Soon after the snowdrops finish in mid August my favourite daffodil flowers in large drifts under the elms. Narcissus ‘Beryl’ is a hybrid between a jonquil and the beautiful wild Spanish daffodil N. cyclamineus. Neat in foliage, each bulb sends up three flowers in succession making for a six week flowering period. Soon after the daffodils are over thousands of Scilla hispanica bloom reminding me of the bluebell woods of my youth.

Criss and I live in the bluestone farmhouse on the property. The oldest part of the house was built in the 1860s. The small garden next to this cottage is planted in a very limited colour harmony of magenta purple, true blue and white. At its best in late summer and autumn when a sea of the ethereal blue flowered Salvia azurea sets off the handsome magenta purple Dahlia ‘Sofia’, Lilium ‘Leslie Woodriff’ with contrasting white petals and deep purple red throat, a large flowered purple magenta hardy hibiscus and the long flowered Agapanthus ‘Perpetual Peace’ making up the picture. This garden is watered well about once a fortnight during summer.

There are other lovely parts of the garden at Lambley such as the double flower borders and the picking garden but the most exciting is the dry climate garden. I come from a part of England, the East Midlands, where it was always green, where, when I was young in the fifties, the sun rarely shone and the temperatures rarely ever hit 23C. Gardening in a climate where it gets up to 43C or more every summer, where the north wind sears across a “thousand mile of dead grass” before it blasts our garden, I sometimes wonder why ever I left gentle England. After 40 years gardening in Australia I’ve stopped looking to English gardens for inspiration. Australia, Central Asia, North Africa, Southern Europe, California and other parts of the world that have hot dry summers and cool to cold winters that provide the plants that fill our dry climate garden.

Winter sees hoop petticoat daffodils from the Moroccan Atlas Mountains, mauve crocus from Italy, red anemones from Greece and bright yellow bulbinella from South Africa. These bulbs make flowery carpets where summer flowering perennials such as Salvia nemorosa have been cut to the ground in late autumn. During summer of course the bulbs hide from the heat by hibernating safely under the ground. Their whole life cycle is completed in the few brief months of winter and early spring.

Spring brings another wave of bulbs such as wild tulips from Turkey and central Asia, the ornamental onions from Iran and California, ixias and peacock iris from South Africa.

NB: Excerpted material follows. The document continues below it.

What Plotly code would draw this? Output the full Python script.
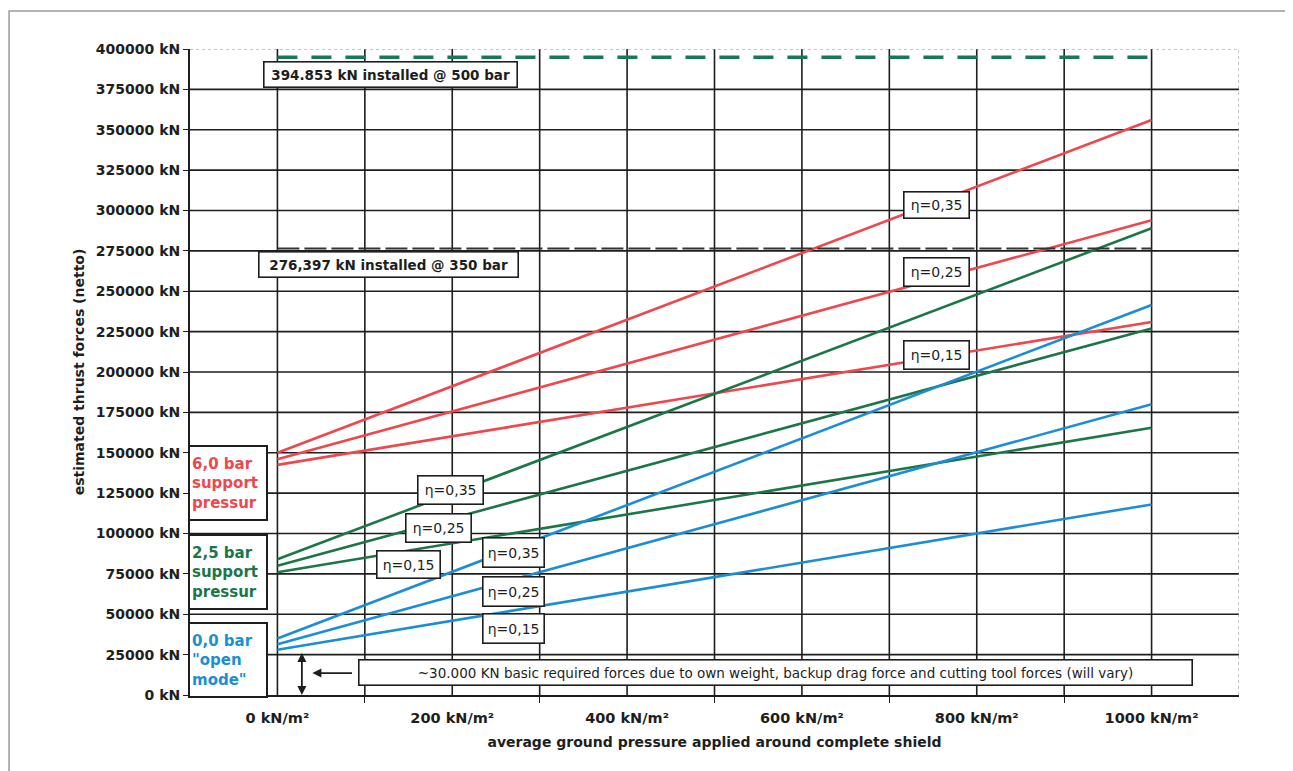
import plotly.graph_objects as go

# ---------------- data ----------------
ground_pressure = [0, 1000]  # kN/m²

red_eta035 = [150000, 356000]
red_eta025 = [146000, 294000]
red_eta015 = [142500, 231000]

green_eta035 = [84000, 289000]
green_eta025 = [80000, 227000]
green_eta015 = [76000, 165500]

blue_eta035 = [35000, 241500]
blue_eta025 = [31500, 180000]
blue_eta015 = [28000, 118000]

installed_500bar = [394853, 394853]
installed_350bar = [276397, 276397]

x_tick_vals = [0, 200, 400, 600, 800, 1000]
x_tick_text = ["0 kN/m²", "200 kN/m²", "400 kN/m²", "600 kN/m²", "800 kN/m²", "1000 kN/m²"]
x_minor_vals = [100, 300, 500, 700, 900]
x_grid_vals = [0, 100, 200, 300, 400, 500, 600, 700, 800, 900, 1000]
y_tick_vals = [0, 25000, 50000, 75000, 100000, 125000, 150000, 175000, 200000,
               225000, 250000, 275000, 300000, 325000, 350000, 375000, 400000]
y_tick_text = [f"{v} kN" for v in y_tick_vals]

X_RANGE = [-100, 1100]
Y_RANGE = [0, 400000]

RED = "rgb(236,72,78)"
GREEN = "rgb(28,118,72)"
BLUE = "rgb(28,142,212)"
DASH_GREEN = "rgb(22,120,84)"
INK = "#1e1e1e"
FONT = "DejaVu Sans, Verdana, sans-serif"

fig = go.Figure()

series = [
    (red_eta035, RED), (red_eta025, RED), (red_eta015, RED),
    (green_eta035, GREEN), (green_eta025, GREEN), (green_eta015, GREEN),
    (blue_eta035, BLUE), (blue_eta025, BLUE), (blue_eta015, BLUE),
]
for vals, col in series:
    fig.add_trace(go.Scatter(x=ground_pressure, y=vals, mode="lines",
                             line=dict(color=col, width=2.6), showlegend=False,
                             hoverinfo="skip"))

fig.add_trace(go.Scatter(x=ground_pressure, y=installed_500bar, mode="lines",
                         line=dict(color=DASH_GREEN, width=3.5, dash="20px,14px"),
                         showlegend=False, hoverinfo="skip"))
fig.add_trace(go.Scatter(x=ground_pressure, y=installed_350bar, mode="lines",
                         line=dict(color="#333333", width=2, dash="22px,5px"),
                         showlegend=False, hoverinfo="skip"))

shapes = []
# horizontal grid lines
for v in y_tick_vals[1:-1]:
    shapes.append(dict(type="line", xref="x", yref="y", x0=X_RANGE[0], x1=X_RANGE[1],
                       y0=v, y1=v, line=dict(color=INK, width=1.6), layer="below"))
# vertical grid lines
for v in x_grid_vals:
    shapes.append(dict(type="line", xref="x", yref="y", x0=v, x1=v,
                       y0=Y_RANGE[0], y1=Y_RANGE[1], line=dict(color=INK, width=1.6),
                       layer="below"))
# faint dotted top and right border
shapes.append(dict(type="line", xref="x", yref="y", x0=X_RANGE[0], x1=X_RANGE[1],
                   y0=Y_RANGE[1], y1=Y_RANGE[1],
                   line=dict(color="#8a8a8a", width=1, dash="dot"), layer="below"))
shapes.append(dict(type="line", xref="x", yref="y", x0=X_RANGE[1], x1=X_RANGE[1],
                   y0=Y_RANGE[0], y1=Y_RANGE[1],
                   line=dict(color="#8a8a8a", width=1, dash="dot"), layer="below"))
# outer frame of the scanned figure
shapes.append(dict(type="rect", xref="paper", yref="paper",
                   x0=-0.1725, x1=1.0486, y0=-0.2, y1=1.0588,
                   line=dict(color="#9a9a9a", width=1.5), fillcolor="rgba(0,0,0,0)"))

ann = []

def box(text, x, y, color=INK, size=14, width=None, height=None, bold=False,
        align="center", bw=1.6):
    ann.append(dict(text=text, x=x, y=y, xref="x", yref="y", showarrow=False,
                    font=dict(family=FONT, size=size, color=color,
                              weight="bold" if bold else "normal"),
                    bgcolor="white", bordercolor=INK, borderwidth=bw, borderpad=2,
                    width=width, height=height, align=align))

# support pressure boxes
box("6,0 bar<br>support<br>pressur", -57, 131000, color=RED, size=15, width=72,
    height=68, bold=True, align="left", bw=2)
box("2,5 bar<br>support<br>pressur", -57, 76000, color=GREEN, size=15, width=72,
    height=68, bold=True, align="left", bw=2)
box("0,0 bar<br>\"open<br>mode\"", -57, 21800, color=BLUE, size=15, width=72,
    height=68, bold=True, align="left", bw=2)

# installed force boxes
box("394.853 kN installed @ 500 bar", 129, 384100, size=13.5, width=248, height=20,
    bold=True)
box("276,397 kN installed @ 350 bar", 127, 266300, size=13.5, width=254, height=20,
    bold=True)

# eta labels
box("η=0,35", 754, 303400, size=14, width=60, height=21)
box("η=0,25", 754, 261900, size=14, width=60, height=23)
box("η=0,15", 754, 210500, size=14, width=60, height=23)

box("η=0,35", 198, 127000, size=14, width=60, height=23)
box("η=0,25", 184, 103400, size=14, width=60, height=23)
box("η=0,15", 150, 81100, size=14, width=58, height=22)

box("η=0,35", 270, 88500, size=14, width=56, height=24)
box("η=0,25", 270, 63800, size=14, width=56, height=24)
box("η=0,15", 270, 40900, size=14, width=56, height=24)

# basic required forces note
box("~30.000 KN basic required forces due to own weight, backup drag force and cutting tool forces (will vary)",
    570, 13900, size=13.5, width=828, height=20)

# arrows
ann.append(dict(x=28, y=0, ax=28, ay=27000, xref="x", yref="y", axref="x", ayref="y",
                text="", showarrow=True, arrowhead=2, arrowside="end+start",
                arrowsize=1, arrowwidth=1.8, arrowcolor=INK))
ann.append(dict(x=40, y=13600, ax=87, ay=13600, xref="x", yref="y", axref="x", ayref="y",
                text="", showarrow=True, arrowhead=2, arrowsize=1, arrowwidth=1.8,
                arrowcolor=INK))

fig.update_layout(
    width=1293, height=771,
    margin=dict(l=182, r=62, t=41, b=84),
    paper_bgcolor="white", plot_bgcolor="white",
    font=dict(family=FONT, color=INK),
    shapes=shapes, annotations=ann, showlegend=False,
)

fig.update_xaxes(
    range=X_RANGE, showgrid=False, zeroline=False,
    tickmode="array", tickvals=x_tick_vals, ticktext=x_tick_text,
    ticks="", ticklabelstandoff=9,
    tickfont=dict(family=FONT, size=14.5, color=INK, weight="bold"),
    showline=True, linecolor=INK, linewidth=1.8,
    minor=dict(tickmode="array", tickvals=x_minor_vals, ticks="outside",
               ticklen=6, tickcolor=INK, tickwidth=1.2, showgrid=False),
    title=dict(text="average ground pressure applied around complete shield",
               font=dict(family=FONT, size=14, color=INK, weight="bold"),
               standoff=12),
)
fig.update_yaxes(
    range=Y_RANGE, showgrid=False, zeroline=False,
    tickmode="array", tickvals=y_tick_vals, ticktext=y_tick_text,
    ticks="outside", ticklen=5, tickcolor=INK, tickwidth=1.2,
    tickfont=dict(family=FONT, size=14, color=INK, weight="bold"),
    showline=True, linecolor=INK, linewidth=2,
    title=dict(text="estimated thrust forces (netto)",
               font=dict(family=FONT, size=14, color=INK, weight="bold"),
               standoff=8),
)

fig.write_html("out.html")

Soon the weather warms up and the bulbs die down and by late spring it’s the turn of drought tolerant perennials to take over. Salvias from southern Europe, Mexico and California; Euphorbias from Kashmir, the Canary Islands and Southern France; Penstemon and humming bird mints (Agastache) from Arizona.

There are hundreds of plants which not only survive our hot dry summers but revel in it. The dry garden is about 20 metres by 50 metres with a 2 metre wide gravel path meandering through it. The only trees planted in this area are olives which once established need little water although it pays to give them a good start in life, watering and feeding them well for the first couple of years. We take the olives up to about 2.5 metres so that the eye can see the whole garden beneath them. Olives are deep rooted and allow us to grow plants right up to their trunks.

As in all gardening it’s always best to thoroughly prepare the soil before planting which we did by ripping it deeply as deeply before rotary hoeing it. As the soil was very acid 4.5PH we added lots of dolomite lime. When we put the plants in we mulch straight away and give each a bit of water from a watering can and follow it up a week or so later with a bit more. If the ground is prepared well this just about does it. We use unscreened composted pine bark as a mulch making sure it isn’t too thick, 2.5cm is plenty deep enough. Any deeper and plants will tend to root into the mulch rather than the soil and the mulch can become hydrophobic. Last calendar year we got a mere 10 inches of rain but still only watered the dry garden 3 times giving it 1.5 inches each time.